25/01/12: Maria Emilia Caballero, Instituto de Matematicas UNAM, Ciudad de México.

Procesos de Lévy-estables e hipergeométricos.

Se presentaran varios ejemplos de procesos de Lévy que se contruyen a partir de procesos de Markov autosimilares positivos usando la representación de Lamperti. Se podran estudiar, en algunos casos, la descomposicion de Wiener-Hopf y en otros dar propiedades tipo leyes de salida y otras características de los procesos construidos.


21/12/11: Eulàlia Nualart, Université Paris XIII, Paris.

Estimació de densitats de processos de difusió amb salts.


15/11/11: Rahul Roy, Indian Statistical Institute, New Delhi.

Finite clusters in a high intensity Zwanzig percolation model.

Zwanzig (1963) studied a system of non-overlapping hard needles in the continuum, where the orientation of the needles were restricted to a finite set. Here he observed that as the density of needles increased a phase transition occurred from an isotropic phase, where the rods are placed `chaotically', to a nematic phase, where the rods are oriented in a fixed direction. We formalise this model through a study of the structure of finite connected components in a high density supercritical regime and thereby establish the nematic behaviour as observed by Zwanzig.


09/11/11: Rahul Roy, Indian Statistical Institute, New Delhi.

Random directed spanning trees and the Brownian web.

Random directed spanning trees are random graphs with vertices being integer lattice points chosen according to an i.i.d. Bernoulli distribution and edges between vertices being along a particular direction and also according to a prescribed minimality condition. Drainage networks are modeled by physicists as such random directed trees. We study such trees in various dimensions. We also study the scaling limit of such trees in 2-dimensions and show that they agree with the scaling limit of coalescing random walks, i.e. the Brownian web.


26/10/11: Ahmadou Bamba Sow, Gaston Berger University, Senegal.

Homogenization of PDE with periodic coefficients: A probabilistic approach.

In order to study the physical phenomena occurring in nature, we first need a model to determine the equations governing these phenomena, and then we need to calculate (numerically) the solutions of these equations. But sometimes the computing power that is available is not sufficient, not because of some algorithms developed but due to the inherent complexity of the problem, for example when the environment in which the physical phenomenon is studied present some complexities.

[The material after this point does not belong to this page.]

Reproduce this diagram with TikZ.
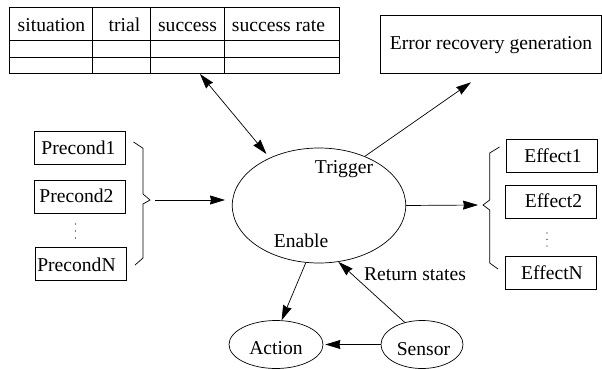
\documentclass[tikz,border=0pt]{standalone}
\usepackage{fontspec}
\setmainfont{Liberation Serif}
\usetikzlibrary{arrows.meta,shapes.geometric,calc}
\tikzset{
  box/.style={draw,rectangle,inner sep=0pt,anchor=center},
  oval/.style={draw,ellipse,inner sep=0pt},
  lbl/.style={inner sep=0pt,anchor=base,font=\fontsize{19.6}{22}\selectfont},
  conn/.style={line width=0.7pt,-{Stealth[length=15pt,width=9pt,inset=1pt]}},
  both/.style={line width=0.7pt,{Stealth[length=15pt,width=9pt,inset=1pt]}-{Stealth[length=15pt,width=9pt,inset=1pt]}},
  dotmark/.style={fill=black,draw=none}
}
\begin{document}
\begin{tikzpicture}[x=1pt,y=-1pt,line width=0.7pt]
\useasboundingbox (0,0) rectangle (602,369);
% table
\node[box,minimum width=330pt,minimum height=65.5pt] (tbl) at (174.5,40.25) {};
\draw (9.5,40.5) -- (339.5,40.5) (9.5,57) -- (339.5,57);
\draw (92,7.5) -- (92,73) (150,7.5) -- (150,73) (224,7.5) -- (224,73);
\node[lbl] (h1) at (51.5,32) {situation};
\node[lbl] (h2) at (124.5,32) {trial};
\node[lbl] (h3) at (187.5,32) {success};
\node[lbl] (h4) at (278.5,32) {success rate};
% error box
\node[box,minimum width=220.5pt,minimum height=57.5pt] (err) at (490.75,44.25) {};
\node[lbl] (errt) at (491,49) {Error recovery generation};
% preconditions
\node[box,minimum width=91pt,minimum height=33pt] (p1) at (80,147.5) {};
\node[box,minimum width=91pt,minimum height=33pt] (p2) at (80,197) {};
\node[box,minimum width=91pt,minimum height=33pt] (pn) at (80.5,264) {};
\node[lbl] (p1t) at (78.5,154) {Precond1};
\node[lbl] (p2t) at (76.5,202.5) {Precond2};
\node[lbl] (pnt) at (76.5,271) {PrecondN};
\foreach \yy in {224,231,238} \fill[dotmark] (75.5,\yy) circle (0.6pt);
% left brace
\draw (133.5,142) -- (143,148.3) -- (143,194) -- (150,200) -- (143,204) -- (143,258) -- (135,265);
\coordinate (bl) at (155,200);
% effects
\node[box,minimum width=90.5pt,minimum height=33pt] (e1) at (551.75,156) {};
\node[box,minimum width=90.5pt,minimum height=33pt] (e2) at (550.75,201.5) {};
\node[box,minimum width=90.5pt,minimum height=33pt] (en) at (550.75,272.5) {};
\node[lbl] (e1t) at (553,162) {Effect1};
\node[lbl] (e2t) at (553.5,207) {Effect2};
\node[lbl] (ent) at (552,279) {EffectN};
\foreach \yy in {233,239.5,246} \fill[dotmark] (547,\yy) circle (0.6pt);
% right brace
\draw (499.5,147) -- (489.7,153) -- (489.7,200) -- (483,205) -- (489.7,210) -- (489.7,263) -- (498,269);
\coordinate (br) at (478,205);
% ellipses
\node[oval,minimum width=173.5pt,minimum height=115pt] (big) at (319,205.5) {};
\node[oval,minimum width=94pt,minimum height=48pt] (act) at (276,344.5) {};
\node[oval,minimum width=82pt,minimum height=48pt] (sen) at (422,344.5) {};
\node[lbl] (actt) at (276,354) {Action};
\node[lbl] (sent) at (423.5,355) {Sensor};
\node[lbl] (trig) at (344,173) {Trigger};
\node[lbl] (enab) at (301,247) {Enable};
\node[lbl] (ret) at (415,280) {Return states};
% connectors
\coordinate (tf) at (200,74);
\coordinate (ef) at (471,82.3);
\draw[both,shorten >=5pt] (tf) -- (big.136);
\draw[conn] (big.47) -- (ef);
\draw[conn] (bl) -- (225,200);
\draw[conn] (big.east) -- (br);
\draw[conn] (big.257) -- (act.77);
\draw[conn] (sen.128) -- (big.289);
\draw[conn,shorten >=2pt] (sen.west) -- (act.east);
\end{tikzpicture}
\end{document}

The aim of the theory of homogenization is to approximate homogeneous (in a simple way) a medium described by the microscopic properties assumed heterogeneous. Fields of application are varied: the study of basement (diffusion of oil in porous media), properties of composite materials, ceramic materials, superconducting materials suprafilamentaires, study of polymers ... For example, the study of heat diffusion in these environments there will be modeled as follows:

\[ \partial_t u^\epsilon (t, x) = \frac{1}{2} \mathrm{div}_x \big[a(x/\epsilon) \nabla u^\epsilon (t, x)\big ] \]

with a given initial condition of the type

\[u^\epsilon(0, x) = f (x). \]

The parameter $\epsilon$ is introduced to account for the small size of the heterogeneities of the medium. To find an approximation of the solution u, the objective is to tend $\epsilon$ to 0 and identify a possible limit. The formula of Kac-Feynman gives the relationship between the analytical point of view and the probabilistic approach in this case. In this talk I will present a brief review of known results and then present two recent studies with weaker assumptions on the coefficients.


28/09/11: Jorge León, CINVESTAV, Mèxic.

Un criterio de Osgood para ecuaciones integrales perturbadas por un ruido aditivo.

En esta charla usaremos un criterio de comparación para mostrar que el criterio clásico de explosión de Osgood sigue siendo válido para cierto tipo de ecuaciones integrales perturbadas por un ruido aditivo. Como aplicación veremos que la ley del logaritmo iterado implica que las trayectorias del bifraccionario son ejemplos de ruido que cumplen las condiones pedidas para nuestro criterio de explosion en tiempo finito de las soluciones".